I don´t mean to say that the artist´s (or the poet´s…) intentions are irrelevant. That the deep knowledge a curator has on a given subject doesn´t interest me. That they both interfere with my freedom. On the contrary. But I think that they shouldn´t be presented as dogmas. As a visitor, I should be able to feel that my experiences and knowledge are equally valid. But also that the lack of them is respected and that the museum is the ideal place and means to deal with them, should I wish to.

Museum have various ways of showing they´re open, able to recognize that people have different ways of living and interpreting the experience. I remember the labels written by visitors themselves for the paintings of Tate Britain. Touching and surprising testimonies and interpretations, in a direct and accessible language. And I also remember the first and only time I saw on a museum´s text panels a table at the bottom corner explaining the scientific terms that were necessary and inevitable to use. It was the Museum in Docklans in London, that didn´t assume that everyone had a degree in archaeology or roman history.


But there are still other approaches that recognize the different profiles and needs of the people we aim to serve. The Metropolitan Museum of Art´s campaign It´s time we met, now in its third edition, was an amazing way of presenting the museum´s different faces, common faces, and to involve the public. Thus the museum gained a physiognomy (actually, more than one) and it wasn´t that of a cultural snob. Another initiative was that of the Columbus Symphony Orchestra, that wanted to get rid of its elitist and stuffy image: in a TV spot we see at the theatre foyer an African-American couple – the lady wearing a long dress, the gentleman a tuxedo. They look around uncomfortably. They see a younger couple, casually dressed. The gentleman thinks: “I know I should have dressed more casually. I feel uncomfortable”. The young man also looks around uncomfortably and thinks: “I know I should have worn a jacket and tie”. The announcer says: “You don´t have to feel uncomfortable to enjoy a concert”.

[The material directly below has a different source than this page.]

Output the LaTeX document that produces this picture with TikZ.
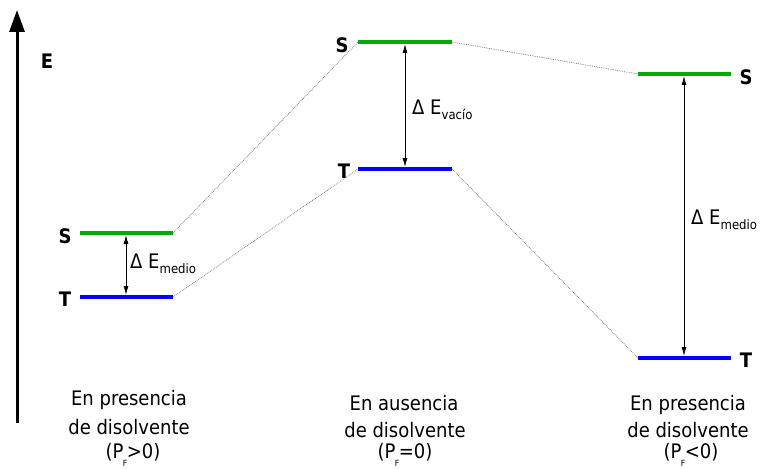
\documentclass[tikz,border=0pt]{standalone}
\usepackage{fontspec}
\setmainfont{DejaVu Sans}[FakeStretch=0.9]
\usetikzlibrary{arrows.meta}
\definecolor{lvlgreen}{RGB}{0,170,0}
\definecolor{lvlblue}{RGB}{0,0,255}
\definecolor{dotgray}{RGB}{130,130,130}
\newcommand{\sub}[1]{\raisebox{-0.45ex}{\fontsize{13}{13}\selectfont #1}}
\newcommand{\pf}{P\kern-0.5pt\raisebox{-8.5pt}{\fontsize{8.5}{8.5}\selectfont F}\kern-0.5pt}
\begin{document}
\begin{tikzpicture}[x=1pt,y=-1pt,
  slevel/.style={line width=4pt, draw=lvlgreen},
  tlevel/.style={line width=4pt, draw=lvlblue},
  corr/.style={dotgray, densely dotted, line width=0.8pt},
  gap/.style={{Latex[length=9pt,width=5pt]}-{Latex[length=9pt,width=5pt]}, line width=0.8pt},
  lvllabel/.style={font=\fontsize{20}{24}\selectfont\bfseries, inner sep=0pt},
  dlabel/.style={font=\fontsize{20}{24}\selectfont, inner sep=0pt, anchor=west},
  caption/.style={font=\fontsize{20}{24}\selectfont, anchor=base, inner sep=0pt}]
\useasboundingbox (0,0) rectangle (762,468);
% axis
\coordinate (axb) at (17,423);
\coordinate (axt) at (17,10);
\draw[line width=3pt, -{Triangle[length=22pt,width=15pt]}] (axb) -- (axt);
\node[lvllabel] (E) at (47,61) {E};
% levels
\coordinate (lSa) at (80,233);  \coordinate (lSb) at (173,233);
\coordinate (lTa) at (80,297);  \coordinate (lTb) at (173,297);
\coordinate (mSa) at (358,42);  \coordinate (mSb) at (452,42);
\coordinate (mTa) at (358,169); \coordinate (mTb) at (452,169);
\coordinate (rSa) at (638,74);  \coordinate (rSb) at (731,74);
\coordinate (rTa) at (638,358); \coordinate (rTb) at (731,358);
% correlation lines
\draw[corr] (lSb) -- (mSa);
\draw[corr] (lTb) -- (mTa);
\draw[corr] (mSb) -- (rSa);
\draw[corr] (mTb) -- (rTa);
\draw[slevel] (lSa) -- (lSb);
\draw[tlevel] (lTa) -- (lTb);
\draw[slevel] (mSa) -- (mSb);
\draw[tlevel] (mTa) -- (mTb);
\draw[slevel] (rSa) -- (rSb);
\draw[tlevel] (rTa) -- (rTb);
% level labels
\node[lvllabel] (lS) at (65,236) {S};
\node[lvllabel] (lT) at (65,299) {T};
\node[lvllabel] (mS) at (342,45) {S};
\node[lvllabel] (mT) at (344,171) {T};
\node[lvllabel] (rS) at (746,77) {S};
\node[lvllabel] (rT) at (746,360) {T};
% gap arrows
\coordinate (lgS) at (126,235); \coordinate (lgT) at (126,295);
\coordinate (mgS) at (405,44);  \coordinate (mgT) at (405,167);
\coordinate (rgS) at (684,76);  \coordinate (rgT) at (684,356);
\draw[gap] (lgS) -- (lgT);
\draw[gap] (mgS) -- (mgT);
\draw[gap] (rgS) -- (rgT);
\node[dlabel] (ld) at (130,264) {Δ E\sub{medio}};
\node[dlabel] (md) at (412,110) {Δ E\sub{vacío}};
\node[dlabel] (rd) at (691,220) {Δ E\sub{medio}};
% captions
\node[caption] (lc1) at (129,405) {En presencia};
\node[caption] (lc2) at (129,434) {de disolvente};
\node[caption] (lc3) at (133,458) {(\pf>0)};
\node[caption] (mc1) at (404,410) {En ausencia};
\node[caption] (mc2) at (405,437) {de disolvente};
\node[caption] (mc3) at (405,458) {(\pf=0)};
\node[caption] (rc1) at (688,410) {En presencia};
\node[caption] (rc2) at (688,437) {de disolvente};
\node[caption] (rc3) at (691,458) {(\pf<0)};
\end{tikzpicture}
\end{document}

How many of us, culture and communications professionals, are trying to put this message across? How many of us work actively in order to bring down the psychological / cognitive barrier? I would say that the best examples are found in museum education services. Actually, last week I read the National Endowment for the Arts most recent report, Beyond attendance: a multi-modal understanding of arts participation. I found a reference in it that African-Americans, Hispanics and American-Indians participate more than white people in cultural activities not traditionally presented in cultural institutions, with one exception: visiting art museums. Would this be the result of decades of museum work aiming to make their offer relevant for more diverse audiences? I would like to think so.